● **AIM**
Pictures aside, quote the whole listing exactly.

● **COLLECTED MATERIAL**
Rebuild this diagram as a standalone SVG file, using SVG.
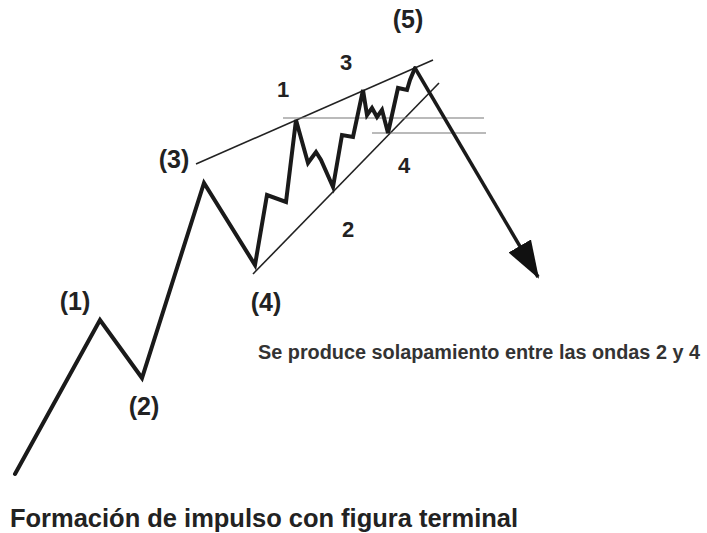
<svg xmlns="http://www.w3.org/2000/svg" width="707" height="533" viewBox="0 0 707 533">
<style>
.wave{fill:none;stroke:#1a1a1a;stroke-width:4;stroke-linejoin:miter;stroke-linecap:round}
.trend{fill:none;stroke:#222;stroke-width:1.6}
.hl{fill:none;stroke:#777;stroke-width:1.2}
.lbl{font-family:"Liberation Sans",Arial,sans-serif;font-weight:bold;font-size:25px;fill:#222;text-anchor:middle}
.dig{font-family:"Liberation Sans",Arial,sans-serif;font-weight:bold;font-size:22px;fill:#222;text-anchor:middle}
.note{font-family:"Liberation Sans",Arial,sans-serif;font-weight:bold;font-size:19.5px;fill:#333}
.title{font-family:"Liberation Sans",Arial,sans-serif;font-weight:bold;font-size:25.5px;fill:#222}
</style>
<defs>
<marker id="ah" markerUnits="userSpaceOnUse" markerWidth="40" markerHeight="40" refX="36" refY="15" orient="auto" viewBox="0 0 40 30">
<path d="M0,2 L38,15 L0,28 Z" fill="#111"/>
</marker>
</defs>
<rect width="707" height="533" fill="#fff"/>
<g id="connectors">
<line id="trend-upper" class="trend" x1="196" y1="164" x2="433" y2="60"/>
<line id="trend-lower" class="trend" x1="253" y1="274" x2="439" y2="83"/>
<line id="h-line-1" class="hl" x1="283" y1="118" x2="484" y2="118"/>
<line id="h-line-2" class="hl" x1="372" y1="133" x2="486" y2="133"/>
<polyline id="main-wave" class="wave" points="15,474 100,320 142,378 204,183 255,265 267,195 286,202 296,120 308,163 316,152 321,160 333,187 342,135 353,137 363,90 367,115 372,108 377,117 382,110 388,133 398,88 407,90 410,80 415,68"/>
<line id="drop-arrow" x1="415" y1="68" x2="538" y2="277" stroke="#1a1a1a" stroke-width="3.5" marker-end="url(#ah)"/>
</g>
<g id="label-5"><text class="lbl" x="408" y="28">(5)</text></g>
<g id="label-w3"><text class="dig" x="346" y="70">3</text></g>
<g id="label-w1"><text class="dig" x="283" y="97">1</text></g>
<g id="label-3"><text class="lbl" x="174" y="168">(3)</text></g>
<g id="label-w4"><text class="dig" x="404" y="173">4</text></g>
<g id="label-w2"><text class="dig" x="348" y="237">2</text></g>
<g id="label-4"><text class="lbl" x="266" y="311">(4)</text></g>
<g id="label-1"><text class="lbl" x="75" y="310">(1)</text></g>
<g id="label-2"><text class="lbl" x="144" y="415">(2)</text></g>
<g id="note"><text class="note" x="258" y="359" textLength="442" lengthAdjust="spacingAndGlyphs">Se produce solapamiento entre las ondas 2 y 4</text></g>
<g id="title"><text class="title" x="10" y="527" textLength="508" lengthAdjust="spacingAndGlyphs">Formación de impulso con figura terminal</text></g>
</svg>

● **TASK OUTPUT**
Rebuild this diagram as a standalone SVG file, using SVG.
<svg xmlns="http://www.w3.org/2000/svg" width="707" height="533" viewBox="0 0 707 533">
<style>
.wave{fill:none;stroke:#1a1a1a;stroke-width:4;stroke-linejoin:miter;stroke-linecap:round}
.trend{fill:none;stroke:#222;stroke-width:1.6}
.hl{fill:none;stroke:#777;stroke-width:1.2}
.lbl{font-family:"Liberation Sans",Arial,sans-serif;font-weight:bold;font-size:25px;fill:#222;text-anchor:middle}
.dig{font-family:"Liberation Sans",Arial,sans-serif;font-weight:bold;font-size:22px;fill:#222;text-anchor:middle}
.note{font-family:"Liberation Sans",Arial,sans-serif;font-weight:bold;font-size:19.5px;fill:#333}
.title{font-family:"Liberation Sans",Arial,sans-serif;font-weight:bold;font-size:25.5px;fill:#222}
</style>
<defs>
<marker id="ah" markerUnits="userSpaceOnUse" markerWidth="40" markerHeight="40" refX="36" refY="15" orient="auto" viewBox="0 0 40 30">
<path d="M0,2 L38,15 L0,28 Z" fill="#111"/>
</marker>
</defs>
<rect width="707" height="533" fill="#fff"/>
<g id="connectors">
<line id="trend-upper" class="trend" x1="196" y1="164" x2="433" y2="60"/>
<line id="trend-lower" class="trend" x1="253" y1="274" x2="439" y2="83"/>
<line id="h-line-1" class="hl" x1="283" y1="118" x2="484" y2="118"/>
<line id="h-line-2" class="hl" x1="372" y1="133" x2="486" y2="133"/>
<polyline id="main-wave" class="wave" points="15,474 100,320 142,378 204,183 255,265 267,195 286,202 296,120 308,163 316,152 321,160 333,187 342,135 353,137 363,90 367,115 372,108 377,117 382,110 388,133 398,88 407,90 410,80 415,68"/>
<line id="drop-arrow" x1="415" y1="68" x2="538" y2="277" stroke="#1a1a1a" stroke-width="3.5" marker-end="url(#ah)"/>
</g>
<g id="label-5"><text class="lbl" x="408" y="28">(5)</text></g>
<g id="label-w3"><text class="dig" x="346" y="70">3</text></g>
<g id="label-w1"><text class="dig" x="283" y="97">1</text></g>
<g id="label-3"><text class="lbl" x="174" y="168">(3)</text></g>
<g id="label-w4"><text class="dig" x="404" y="173">4</text></g>
<g id="label-w2"><text class="dig" x="348" y="237">2</text></g>
<g id="label-4"><text class="lbl" x="266" y="311">(4)</text></g>
<g id="label-1"><text class="lbl" x="75" y="310">(1)</text></g>
<g id="label-2"><text class="lbl" x="144" y="415">(2)</text></g>
<g id="note"><text class="note" x="258" y="359" textLength="442" lengthAdjust="spacingAndGlyphs">Se produce solapamiento entre las ondas 2 y 4</text></g>
<g id="title"><text class="title" x="10" y="527" textLength="508" lengthAdjust="spacingAndGlyphs">Formación de impulso con figura terminal</text></g>
</svg>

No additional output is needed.